At a time when Kansas farmers still relied on kerosene lanterns, Clyde Tombaugh must have had an incredible view of the Milky Way, and of the planets embedded in the night sky.

To build his telescopes, Tombaugh used pieces of farm equipment and he ground his own lenses and mirrors. Over the next two years, he made better telescopes and he drew detailed maps of Jupiter and Mars.

He sent his drawings to Lowell Observatory in Flagstaff, Arizona, and they offered Tombaugh a trial job. At the observatory, he searched for Planet X.

Tombaugh studied photographs taken days apart, and by analyzing the difference in those pictures, he discovered Pluto – on February 18, 1930. He was 24 years old.

In 2006, NASA launched the New Horizons space probe which is aimed toward Pluto, 4.67 billion miles away.

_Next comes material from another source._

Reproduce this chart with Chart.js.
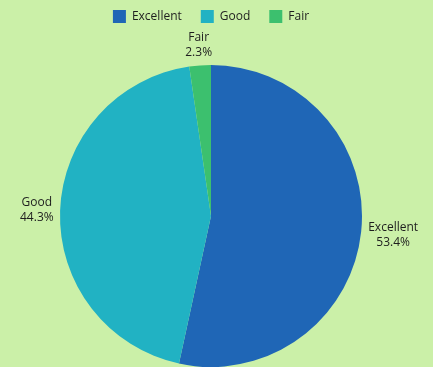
<!DOCTYPE html>
<html>
<head>
<meta charset="utf-8">
<script src="https://cdn.jsdelivr.net/npm/chart.js@4"></script>
<style>
  html, body { margin: 0; padding: 0; background: #cbf0a8; }
  #wrap { width: 433px; height: 367px; }
</style>
</head>
<body>
<div id="wrap"><canvas id="pie" width="433" height="367"></canvas></div>
<script>
  const labels = ["Excellent", "Good", "Fair"];
  const shares = [53.4, 44.3, 2.3];
  const colors = ["#1f66b6", "#21b2c3", "#3cc06e"];

  const FONT = "'Open Sans', sans-serif";

  // --- Legend sits close to the top; leave a gap under it before the pie ---
  const legendGap = {
    id: "legendGap",
    beforeInit(chart) {
      const fit = chart.legend.fit;
      chart.legend.fit = function () {
        fit.bind(chart.legend)();
        this.height = 74;
      };
    },
  };

  // --- Labels outside each slice: name on top, percent below ---
  const outerLabels = {
    id: "outerLabels",
    afterDatasetsDraw(chart) {
      const ctx = chart.ctx;
      const meta = chart.getDatasetMeta(0);
      ctx.save();
      ctx.font = "12px " + FONT;
      ctx.fillStyle = "#1e1e1e";
      ctx.textAlign = "center";
      ctx.textBaseline = "middle";
      meta.data.forEach((arc, i) => {
        const p = arc.getProps(["x", "y", "startAngle", "endAngle", "outerRadius"], true);
        const mid = (p.startAngle + p.endAngle) / 2;
        const pct = shares[i].toFixed(1) + "%";
        const halfW = Math.max(ctx.measureText(labels[i]).width, ctx.measureText(pct).width) / 2;
        const halfH = 13;
        const d = p.outerRadius + 6 + Math.abs(Math.cos(mid)) * halfW + Math.abs(Math.sin(mid)) * halfH;
        const x = p.x + Math.cos(mid) * d;
        const y = p.y + Math.sin(mid) * d;
        ctx.fillText(labels[i], x, y - 7.5);
        ctx.fillText(pct, x, y + 7.5);
      });
      ctx.restore();
    },
  };

  new Chart(document.getElementById("pie"), {
    type: "pie",
    data: {
      labels: labels,
      datasets: [
        {
          data: shares,
          backgroundColor: colors,
          borderWidth: 0,
        },
      ],
    },
    options: {
      responsive: false,
      animation: false,
      layout: { padding: { top: -9, left: 0, right: 11, bottom: -6 } },
      plugins: {
        legend: {
          position: "top",
          labels: {
            boxWidth: 13,
            boxHeight: 13,
            padding: 19,
            color: "#1e1e1e",
            font: { family: FONT, size: 12 },
          },
        },
        tooltip: { enabled: false },
      },
    },
    plugins: [legendGap, outerLabels],
  });
</script>
</body>
</html>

The space craft is providing us with photos and data which expand our understanding of the universe.

In July of this year, New Horizons will come within 6,000 miles of the planet.

The probe is about the size and shape of a grand piano, and attached to that probe are ashes of Clyde Tombaugh. NASA has sent the man who discovered Pluto on a fly-by of his own planet. However, shortly after the spacecraft launched in 2006, astronomers reclassified Pluto, demoting it to a dwarf planet.

As we speak, New Horizons is flying through the open arms of space, where there is not a breath of air, cruising through deep silence, against the palette of black and light.

When New Horizons nears Pluto on July 14, I hope we will all pause to remember the Kansan who courted dark nights, the man who called out to Planet X – and it answered.

And perhaps out there in deep space, a star will reflect off of the spacecraft, a whisper of light, as Tombaugh sails through the afterlife.

Cheryl Unruh

4 Comments

  1. Thank you! I loved this piece, and how perfect that it was played on Kansas Day! KMUW followed it with a recording of a single, tender male voice singing “Home on the Range” accompanied only by guitar. I had to sit in the parking lot of the Post Office (not the usual driveway) to finish listening before I could go in.

  2. Cheryl, How lovely to hear your physical voice reading your voice on the page in honor of Kansas Day, a double gift for Kansas and for the rest of us~

  3. I just read this in my KU Alumni magazine and come to your site because I am a flyover person that now lives in Utah. I love the mountains and varied landscape of Utah and the changes of the seasons here, but it is still not Kansas. I miss the thunder storms and the wind playing with the wheat. I downloaded some of your pictures for my wallpapers. Thank you for trying to put my home into words.